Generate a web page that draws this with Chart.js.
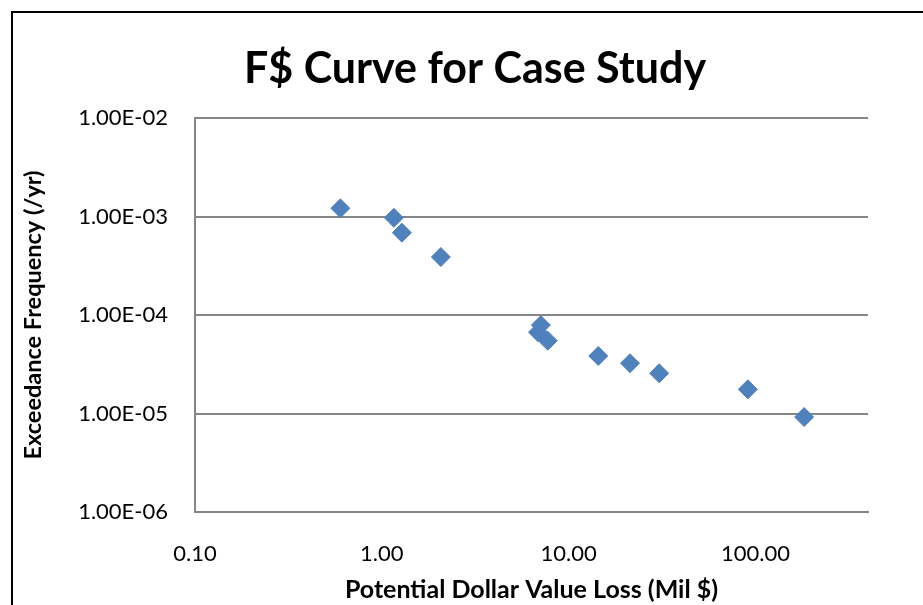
<!DOCTYPE html>
<html>
<head>
<meta charset="utf-8">
<script src="https://cdn.jsdelivr.net/npm/chart.js@4.4.1/dist/chart.umd.min.js"></script>
<style>
  html, body { margin: 0; padding: 0; background: #fff; overflow: hidden; width: 923px; height: 605px; }
  #wrap { position: absolute; left: 11px; top: 11px; width: 926px; height: 620px; }
</style>
</head>
<body>
<div id="wrap"><canvas id="chart"></canvas></div>
<script>
// Potential loss (million $) and the exceedance frequency (per year) of each case
const lossMillions   = [0.6, 1.16, 1.28, 2.07, 7.1, 6.85, 7.73, 14.4, 21.3, 30.5, 91, 182];
const exceedanceFreq = [1.21e-3, 9.7e-4, 6.85e-4, 3.88e-4, 7.9e-5, 6.7e-5, 5.48e-5, 3.84e-5, 3.24e-5, 2.56e-5, 1.76e-5, 9.2e-6];

// Axis ticks
const xTickValues = [0.1, 1, 10, 100];
const yTickValues = [1e-6, 1e-5, 1e-4, 1e-3, 1e-2];

const TITLE = 'F$ Curve for Case Study';
const FONT = 'Lato, "Open Sans", "Noto Sans", sans-serif';
const GRID = '#868686';
const MARKER = '#4F81BD';

function sci(v) {
  const e = Math.round(Math.log10(v));
  const m = v / Math.pow(10, e);
  const sign = e < 0 ? '-' : '+';
  return m.toFixed(2) + 'E' + sign + String(Math.abs(e)).padStart(2, '0');
}

// Outer chart frame and the centred chart title
const framePlugin = {
  id: 'frame',
  afterDraw(chart) {
    const { ctx, width, height } = chart;
    ctx.save();
    ctx.strokeStyle = '#000';
    ctx.lineWidth = 2;
    ctx.strokeRect(1, 1, width - 2, height - 2);
    ctx.fillStyle = '#000';
    ctx.font = 'bold 43px ' + FONT;
    ctx.textAlign = 'center';
    ctx.textBaseline = 'alphabetic';
    ctx.fillText(TITLE, width / 2 + 1, 72);
    ctx.restore();
  }
};

new Chart(document.getElementById('chart'), {
  type: 'scatter',
  data: {
    datasets: [{
      label: 'F$',
      data: lossMillions.map((x, i) => ({ x: x, y: exceedanceFreq[i] })),
      pointStyle: 'rectRot',
      pointRadius: 9.5,
      pointHoverRadius: 9.5,
      backgroundColor: MARKER,
      borderColor: MARKER,
      borderWidth: 1
    }]
  },
  options: {
    responsive: true,
    maintainAspectRatio: false,
    animation: false,
    devicePixelRatio: 1,
    layout: { padding: { left: 0, right: 69, top: 107, bottom: 0 } },
    plugins: {
      legend: { display: false },
      tooltip: { enabled: false },
      title: { display: false }
    },
    scales: {
      x: {
        type: 'logarithmic',
        min: 0.1,
        max: 400,
        afterBuildTicks: s => { s.ticks = xTickValues.map(v => ({ value: v })); },
        afterFit: s => { s.height = 119; },
        grid: { display: false, drawTicks: false },
        border: { display: true, color: GRID, width: 2 },
        ticks: {
          padding: 29,
          color: '#000',
          autoSkip: false,
          maxRotation: 0,
          font: { family: FONT, size: 22 },
          callback: v => Number(v).toFixed(2)
        },
        title: {
          display: true,
          text: 'Potential Dollar Value Loss (Mil $)',
          color: '#000',
          font: { family: FONT, size: 25, weight: 'bold', lineHeight: 1.2 },
          padding: { top: 0, bottom: 26 }
        }
      },
      y: {
        type: 'logarithmic',
        min: 1e-6,
        max: 1e-2,
        afterBuildTicks: s => { s.ticks = yTickValues.map(v => ({ value: v })); },
        afterFit: s => { s.width = 184; },
        grid: { color: GRID, lineWidth: 2, drawTicks: false },
        border: { display: true, color: GRID, width: 2 },
        ticks: {
          padding: 27,
          color: '#000',
          autoSkip: false,
          font: { family: FONT, size: 22 },
          callback: v => sci(Number(v))
        },
        title: {
          display: true,
          text: 'Exceedance Frequency (/yr)',
          color: '#000',
          font: { family: FONT, size: 23.5, weight: 'bold', lineHeight: 1.2 },
          padding: { top: 8, bottom: 0 }
        }
      }
    }
  },
  plugins: [framePlugin]
});
</script>
</body>
</html>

:: Written request ::
Reproduce every line above as written, skipping pictures.

:: Reply ::
Generate a web page that draws this with Chart.js.
<!DOCTYPE html>
<html>
<head>
<meta charset="utf-8">
<script src="https://cdn.jsdelivr.net/npm/chart.js@4.4.1/dist/chart.umd.min.js"></script>
<style>
  html, body { margin: 0; padding: 0; background: #fff; overflow: hidden; width: 923px; height: 605px; }
  #wrap { position: absolute; left: 11px; top: 11px; width: 926px; height: 620px; }
</style>
</head>
<body>
<div id="wrap"><canvas id="chart"></canvas></div>
<script>
// Potential loss (million $) and the exceedance frequency (per year) of each case
const lossMillions   = [0.6, 1.16, 1.28, 2.07, 7.1, 6.85, 7.73, 14.4, 21.3, 30.5, 91, 182];
const exceedanceFreq = [1.21e-3, 9.7e-4, 6.85e-4, 3.88e-4, 7.9e-5, 6.7e-5, 5.48e-5, 3.84e-5, 3.24e-5, 2.56e-5, 1.76e-5, 9.2e-6];

// Axis ticks
const xTickValues = [0.1, 1, 10, 100];
const yTickValues = [1e-6, 1e-5, 1e-4, 1e-3, 1e-2];

const TITLE = 'F$ Curve for Case Study';
const FONT = 'Lato, "Open Sans", "Noto Sans", sans-serif';
const GRID = '#868686';
const MARKER = '#4F81BD';

function sci(v) {
  const e = Math.round(Math.log10(v));
  const m = v / Math.pow(10, e);
  const sign = e < 0 ? '-' : '+';
  return m.toFixed(2) + 'E' + sign + String(Math.abs(e)).padStart(2, '0');
}

// Outer chart frame and the centred chart title
const framePlugin = {
  id: 'frame',
  afterDraw(chart) {
    const { ctx, width, height } = chart;
    ctx.save();
    ctx.strokeStyle = '#000';
    ctx.lineWidth = 2;
    ctx.strokeRect(1, 1, width - 2, height - 2);
    ctx.fillStyle = '#000';
    ctx.font = 'bold 43px ' + FONT;
    ctx.textAlign = 'center';
    ctx.textBaseline = 'alphabetic';
    ctx.fillText(TITLE, width / 2 + 1, 72);
    ctx.restore();
  }
};

new Chart(document.getElementById('chart'), {
  type: 'scatter',
  data: {
    datasets: [{
      label: 'F$',
      data: lossMillions.map((x, i) => ({ x: x, y: exceedanceFreq[i] })),
      pointStyle: 'rectRot',
      pointRadius: 9.5,
      pointHoverRadius: 9.5,
      backgroundColor: MARKER,
      borderColor: MARKER,
      borderWidth: 1
    }]
  },
  options: {
    responsive: true,
    maintainAspectRatio: false,
    animation: false,
    devicePixelRatio: 1,
    layout: { padding: { left: 0, right: 69, top: 107, bottom: 0 } },
    plugins: {
      legend: { display: false },
      tooltip: { enabled: false },
      title: { display: false }
    },
    scales: {
      x: {
        type: 'logarithmic',
        min: 0.1,
        max: 400,
        afterBuildTicks: s => { s.ticks = xTickValues.map(v => ({ value: v })); },
        afterFit: s => { s.height = 119; },
        grid: { display: false, drawTicks: false },
        border: { display: true, color: GRID, width: 2 },
        ticks: {
          padding: 29,
          color: '#000',
          autoSkip: false,
          maxRotation: 0,
          font: { family: FONT, size: 22 },
          callback: v => Number(v).toFixed(2)
        },
        title: {
          display: true,
          text: 'Potential Dollar Value Loss (Mil $)',
          color: '#000',
          font: { family: FONT, size: 25, weight: 'bold', lineHeight: 1.2 },
          padding: { top: 0, bottom: 26 }
        }
      },
      y: {
        type: 'logarithmic',
        min: 1e-6,
        max: 1e-2,
        afterBuildTicks: s => { s.ticks = yTickValues.map(v => ({ value: v })); },
        afterFit: s => { s.width = 184; },
        grid: { color: GRID, lineWidth: 2, drawTicks: false },
        border: { display: true, color: GRID, width: 2 },
        ticks: {
          padding: 27,
          color: '#000',
          autoSkip: false,
          font: { family: FONT, size: 22 },
          callback: v => sci(Number(v))
        },
        title: {
          display: true,
          text: 'Exceedance Frequency (/yr)',
          color: '#000',
          font: { family: FONT, size: 23.5, weight: 'bold', lineHeight: 1.2 },
          padding: { top: 8, bottom: 0 }
        }
      }
    }
  },
  plugins: [framePlugin]
});
</script>
</body>
</html>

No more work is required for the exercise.